Core Question
Bootstrapping could be used to calculate confidence intervals (CIs) for Partial Dependence Plots (PDPs) from a random forest. But would this be appropriate?
Example
I have a dataset with 5000 observations, a (count) dependent variable and 5 independent variables which are categorical, ordinal and continuous.
My aim to is to produce an explanatory model rather than a predictive model. I want to learn how these independent variables are associated with the outcome (e.g. through variable importance, quantifying interactions, PDPs and Accumulated Local Effects plots).
I would like to use a random forest as I expect the independent variables to be correlated and have interactions. I am treating it as a regression problem.
Once fitting the random forest, I am creating PDPs of continuous and categorical variables, using R's iml package. These don't have CIs and so I wanted to use bootstrapping to create CIs.

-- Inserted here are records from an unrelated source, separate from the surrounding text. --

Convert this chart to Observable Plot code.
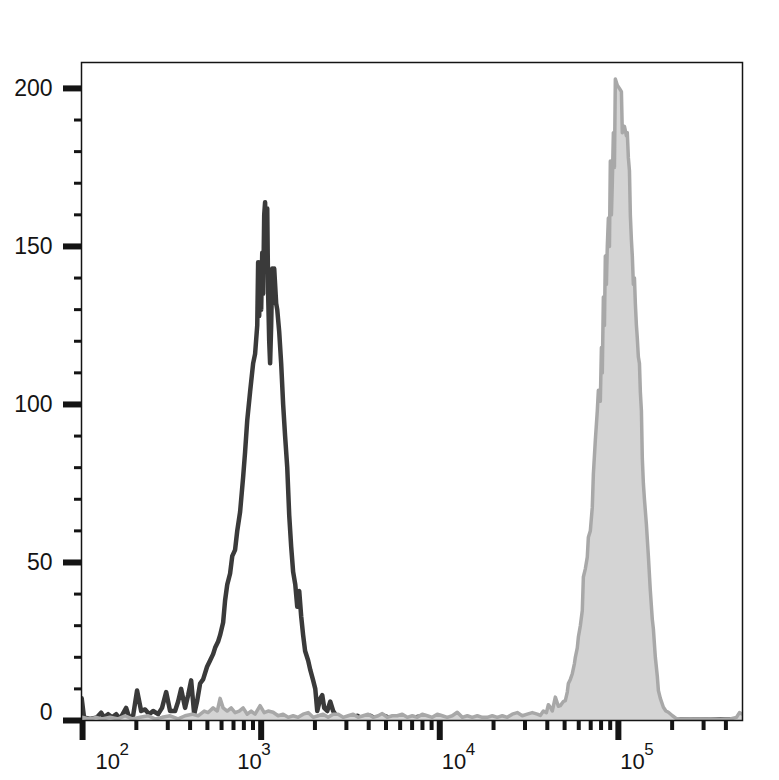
<!DOCTYPE html>
<html><head><meta charset="utf-8">
<script src="https://cdn.jsdelivr.net/npm/d3@7"></script>
<script src="https://cdn.jsdelivr.net/npm/@observablehq/plot@0.6"></script>
<style>body{margin:0;background:#fff} svg{display:block}</style>
</head><body><div id="chart"></div>
<script>
// Control (dark outline) histogram: log10 fluorescence, event count
const darkLogX = [1.995,2.008,2.042,2.081,2.104,2.120,2.143,2.165,2.188,2.210,2.244,2.261,2.283,2.305,2.328,2.350,2.373,2.395,2.423,2.445,2.468,2.490,2.518,2.535,2.552,2.574,2.591,2.608,2.625,2.641,2.658,2.675,2.697,2.714,2.731,2.742,2.759,2.770,2.787,2.798,2.810,2.826,2.838,2.854,2.866,2.882,2.899,2.910,2.922,2.938,2.955,2.966,2.978,2.983,2.989,2.994,3.000,3.006,3.011,3.017,3.022,3.028,3.034,3.039,3.045,3.050,3.056,3.062,3.067,3.073,3.078,3.084,3.090,3.101,3.112,3.123,3.134,3.146,3.157,3.168,3.179,3.191,3.202,3.213,3.224,3.235,3.246,3.263,3.275,3.291,3.303,3.314,3.331,3.342,3.353,3.370,3.387,3.403,3.426,3.443,3.499,3.538,3.566,3.611,3.644,3.689,3.734,3.779,3.835,3.880,3.919,4.003,4.115,4.227,4.339,4.451,4.563,4.675,4.787,4.899,5.011,5.123,5.235,5.347,5.459,5.571,5.695];
const darkCount = [7,1,0.5,1,2.5,1,2,1,2,0.5,4,1,1.5,9.5,3,3.5,2,3,2,4,9,3,3,6,10,4,8,12.7,2,6,11.7,13,17,19,21,23,25,27,31,38,43,46.5,52,54,60,66,77,85,95,104,113,116,125,145,128,145,130,148,135,160,164,150,162,135,120,113,125,143,132,143,138,132,130,123,113,100,90,80,65,55,47,43,36,41,33,27,22,19,16,12.7,10,3,7,8,4,3,6,3,1,0.5,0.5,1.5,0.5,1.5,0.5,1.5,0.5,1,0.5,1.2,0.3,0.3,0.2,0.3,0.2,0.3,0.2,0.3,0.2,0.3,0.2,0.3,0.2,0.3,0.2,0.3,0.2];

// Stained sample (grey filled) histogram
const grayLogX = [1.995,2.042,2.076,2.109,2.154,2.199,2.238,2.277,2.322,2.367,2.406,2.445,2.490,2.535,2.574,2.613,2.647,2.681,2.703,2.731,2.754,2.770,2.787,2.810,2.832,2.854,2.877,2.899,2.922,2.944,2.966,2.994,3.017,3.039,3.067,3.095,3.123,3.151,3.179,3.207,3.235,3.263,3.291,3.319,3.347,3.375,3.403,3.431,3.459,3.487,3.515,3.543,3.571,3.599,3.627,3.655,3.678,3.706,3.734,3.762,3.790,3.818,3.846,3.874,3.902,3.930,3.958,3.986,4.014,4.042,4.070,4.098,4.126,4.154,4.182,4.210,4.238,4.266,4.294,4.322,4.350,4.378,4.406,4.434,4.462,4.490,4.518,4.546,4.563,4.580,4.597,4.608,4.619,4.630,4.647,4.664,4.675,4.692,4.703,4.714,4.720,4.731,4.742,4.754,4.759,4.770,4.776,4.787,4.798,4.804,4.815,4.826,4.832,4.843,4.854,4.860,4.871,4.882,4.888,4.899,4.905,4.910,4.916,4.922,4.927,4.933,4.938,4.944,4.950,4.955,4.961,4.966,4.972,4.978,4.983,4.994,5.006,5.017,5.022,5.034,5.045,5.050,5.056,5.062,5.067,5.073,5.078,5.084,5.090,5.095,5.101,5.106,5.112,5.118,5.123,5.129,5.134,5.140,5.146,5.157,5.168,5.179,5.190,5.196,5.207,5.218,5.224,5.235,5.252,5.266,5.280,5.303,5.325,5.347,5.403,5.459,5.515,5.571,5.627,5.661,5.678,5.695];
const grayCount = [1,0.5,1,0.5,1,0.5,1.5,0.5,1,1.5,0.5,1,1.5,0.5,1.5,2,1.5,3,2.5,4,3,7,4,3,4,2.5,3,4,2,3,2,4.7,2.5,3,2.6,1.5,2,1,1.5,1,2,2.5,1,1.5,2,1,2,2,1,1.5,2,1,1.5,2,1,1.5,2.2,1,1.5,1.5,2,1,1.5,1,2,1.5,1,2,1.5,1,1.5,2.6,1,1.5,1,1.5,1,1,1.5,1,1.5,1,2,2.5,1.5,2,2.5,2,1.6,3,2.5,5,4.2,3,7.4,4.5,4.7,6,6.3,9,11.7,13,14.8,18,20,23,26.4,30,34.8,45.4,48,51.7,58,60,67.5,78,88.7,98,104.5,101,118,110,134,125,147,138,150,159,150,177,160,170,186,175,203,201,200,199,186,188,185,186,178,174,160,152,147,138,140,132,125,121,115,113,104,98,83,75,70,62,52,41,32,29,20,14,9.5,7,4.2,3,2.6,1.5,0.6,0.5,0.5,0.3,0.5,0.3,0.5,1,2.5,2];

const yMajorTicks = [0, 50, 100, 150, 200];
const yMinorTicks = [10,20,30,40,60,70,80,90,110,120,130,140,160,170,180,190];
const xDecades = [2, 3, 4, 5];
const xMinorTicks = [200,300,400,500,600,700,800,900,2000,3000,4000,5000,6000,7000,8000,9000,20000,30000,40000,50000,60000,70000,80000,90000,200000,300000,400000];

const dark = darkLogX.map((lx, i) => ({x: 10 ** lx, y: darkCount[i]}));
const gray = grayLogX.map((lx, i) => ({x: 10 ** lx, y: grayCount[i]}));
const ink = "#141414";

// horizontal nudges of each decade label (style), matching the original layout
const labelNudge = {2: 13, 3: -24, 4: 2, 5: 2};
const decadeLabels = xDecades.flatMap(d => [
  Plot.text([d], {x: e => 10 ** e, text: () => "10", frameAnchor: "bottom", dy: 48, dx: labelNudge[d], textAnchor: "start", fontSize: 22, fill: ink}),
  Plot.text([d], {x: e => 10 ** e, text: e => String(e), frameAnchor: "bottom", dy: 34, dx: labelNudge[d] + 24, textAnchor: "start", fontSize: 17, fill: ink})
]);

const chart = Plot.plot({
  width: 779, height: 780,
  marginLeft: 81, marginRight: 37, marginTop: 62, marginBottom: 60,
  style: {fontFamily: "'Liberation Sans', Arial, sans-serif", background: "#fff", color: ink},
  x: {type: "log", domain: [10 ** 1.994, 10 ** 5.695], label: null},
  y: {domain: [0, 208.2], label: null},
  marks: [
    Plot.lineY(dark, {x: "x", y: "y", stroke: "#3a3a3a", strokeWidth: 4.5, strokeLinejoin: "round", clip: true}),
    Plot.areaY(gray, {x: "x", y: "y", fill: "#d4d4d4", clip: true}),
    Plot.lineY(gray, {x: "x", y: "y", stroke: "#a8a8a8", strokeWidth: 3.5, strokeLinejoin: "round", clip: true}),
    Plot.frame({stroke: ink, strokeWidth: 1.5}),
    Plot.axisY({ticks: yMajorTicks, tickSize: 18, strokeWidth: 6, stroke: ink, tickPadding: 11, fontSize: 23, tickFormat: d => d === 0 ? "" : String(d), label: null}),
    Plot.axisY({ticks: [0], tickSize: 0, tickPadding: 29, fontSize: 23, dy: -8, tickFormat: d => String(d), label: null}),
    Plot.axisY({ticks: yMinorTicks, tickSize: 7, strokeWidth: 3, stroke: ink, tickFormat: () => "", label: null}),
    Plot.axisX({ticks: xDecades.map(d => 10 ** d), tickSize: 20, strokeWidth: 6, stroke: ink, tickFormat: () => "", label: null}),
    Plot.axisX({ticks: xMinorTicks, tickSize: 10, strokeWidth: 4, stroke: ink, tickFormat: () => "", label: null}),
    ...decadeLabels
  ]
});
document.getElementById("chart").appendChild(chart);
</script>
</body></html>
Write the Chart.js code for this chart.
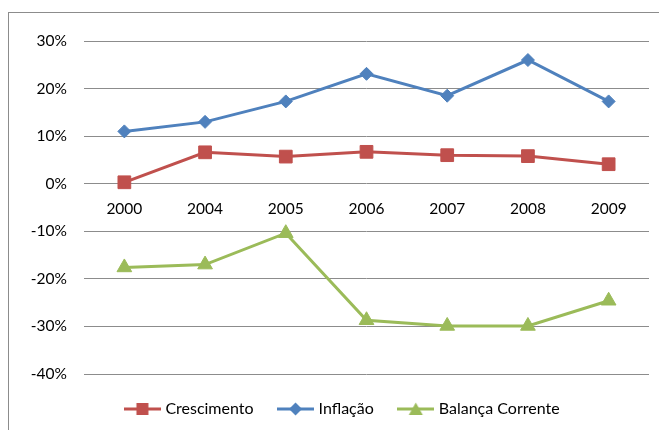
<!DOCTYPE html>
<html>
<head>
<meta charset="utf-8">
<script src="https://cdn.jsdelivr.net/npm/chart.js@4.4.1/dist/chart.umd.min.js"></script>
<style>
  body { margin: 0; background: #fff; }
  #moldura {
    position: absolute; left: 8px; top: 12px; width: 700px; height: 500px;
    border-left: 1px solid #8c8c8c; border-top: 1px solid #8c8c8c;
  }
  #grafico { position: absolute; left: 0; top: 0; }
</style>
</head>
<body>
<div id="moldura"></div>
<canvas id="grafico" width="659" height="430"></canvas>
<script>
const anos = ["2000", "2004", "2005", "2006", "2007", "2008", "2009"];
const crescimento = [0.3, 6.6, 5.7, 6.7, 6.0, 5.8, 4.1];
const inflacao = [11.0, 13.0, 17.3, 23.1, 18.5, 26.0, 17.3];
const balancaCorrente = [-17.6, -17.0, -10.4, -28.7, -29.9, -29.9, -24.6];
const marcasEixoY = [-40, -30, -20, -10, 0, 10, 20, 30];

const fonte = "Lato, 'DejaVu Sans', sans-serif";

// icone da legenda: linha com o marcador no meio
function iconeLegenda(cor, estilo) {
  const c = document.createElement("canvas");
  c.width = 37;
  c.height = 14;
  const g = c.getContext("2d");
  g.strokeStyle = cor;
  g.lineWidth = 3;
  g.beginPath();
  g.moveTo(0, 7);
  g.lineTo(37, 7);
  g.stroke();
  g.fillStyle = cor;
  g.beginPath();
  if (estilo == "rect") {
    g.rect(12.5, 1, 12, 12);
  } else if (estilo == "rectRot") {
    g.moveTo(18.5, 0.5); g.lineTo(25, 7); g.lineTo(18.5, 13.5); g.lineTo(12, 7);
  } else {
    g.moveTo(18.5, 0.5); g.lineTo(25.5, 13); g.lineTo(11.5, 13);
  }
  g.closePath();
  g.fill();
  return c;
}

const series = [
  { label: "Crescimento", data: crescimento, cor: "#C0504D", estilo: "rect", raio: 9 },
  { label: "Inflação", data: inflacao, cor: "#4F81BD", estilo: "rectRot", raio: 6.5 },
  { label: "Balança Corrente", data: balancaCorrente, cor: "#9BBB59", estilo: "triangle", raio: 8.5 },
];
const icones = series.map(s => iconeLegenda(s.cor, s.estilo));

// empurra a legenda um pouco para a direita, como no Excel
const deslocaLegenda = {
  id: "deslocaLegenda",
  afterLayout(chart) {
    chart.legend.left += 18;
    chart.legend.right += 18;
  },
};

const ctx = document.getElementById("grafico").getContext("2d");
let myChart = new Chart(ctx, {
  type: "line",
  data: {
    labels: anos,
    datasets: series.map(s => ({
      label: s.label,
      data: s.data,
      borderColor: s.cor,
      backgroundColor: s.cor,
      borderWidth: 3,
      tension: 0,
      pointStyle: s.estilo,
      pointRadius: s.raio,
      pointHoverRadius: s.raio,
      pointBorderWidth: 1,
      pointBorderColor: s.cor,
      pointBackgroundColor: s.cor,
    })),
  },
  plugins: [deslocaLegenda],
  options: {
    responsive: false,
    animation: false,
    layout: {
      padding: { top: 41, left: 0, right: 8, bottom: 3 },
    },
    scales: {
      x: {
        position: { y: 0 },
        offset: true,
        grid: { display: false, drawTicks: false, offset: true },
        border: { display: false },
        ticks: {
          color: "#000",
          padding: 16,
          maxRotation: 0,
          font: { family: fonte, size: 15.5 },
        },
      },
      y: {
        min: -40,
        max: 30,
        afterFit: (scale) => { scale.width = 84; },
        afterBuildTicks: (scale) => { scale.ticks = marcasEixoY.map(v => ({ value: v })); },
        grid: { color: "#8c8c8c", lineWidth: 1, drawTicks: false },
        border: { display: false },
        ticks: {
          color: "#000",
          padding: 17,
          font: { family: fonte, size: 15.5 },
          callback: (v) => v + "%",
        },
      },
    },
    plugins: {
      tooltip: { enabled: false },
      legend: {
        position: "bottom",
        labels: {
          usePointStyle: true,
          pointStyleWidth: 30,
          padding: 27,
          color: "#000",
          font: { family: fonte, size: 16 },
          generateLabels: (chart) =>
            Chart.defaults.plugins.legend.labels.generateLabels(chart).map((l, i) => ({
              ...l,
              pointStyle: icones[i],
            })),
        },
      },
    },
  },
});
</script>
</body>
</html>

Current usage and opinions
Some authors have suggested using bootstrap CIs for PDPs and they have been used in some applied papers (e.g. here; here; and here). However, some people seem more skeptical (e.g. here).
I haven't found any strong evidence that this is a legitimate method (e.g. through an analytical or simulation study). But my intuition is that it is appropriate, as long as there the sample size and number of resamples are large enough for the bootstrap's asymptotic properties to be sensible.
Would bootstrapping be an appropriate method to determine CIs of PDPs?
I am mostly interested in the CI coverage. Other important considerations would also be of interest.
Side question: would it be interesting to perform a simulation study to test this method or is this a obvious problem?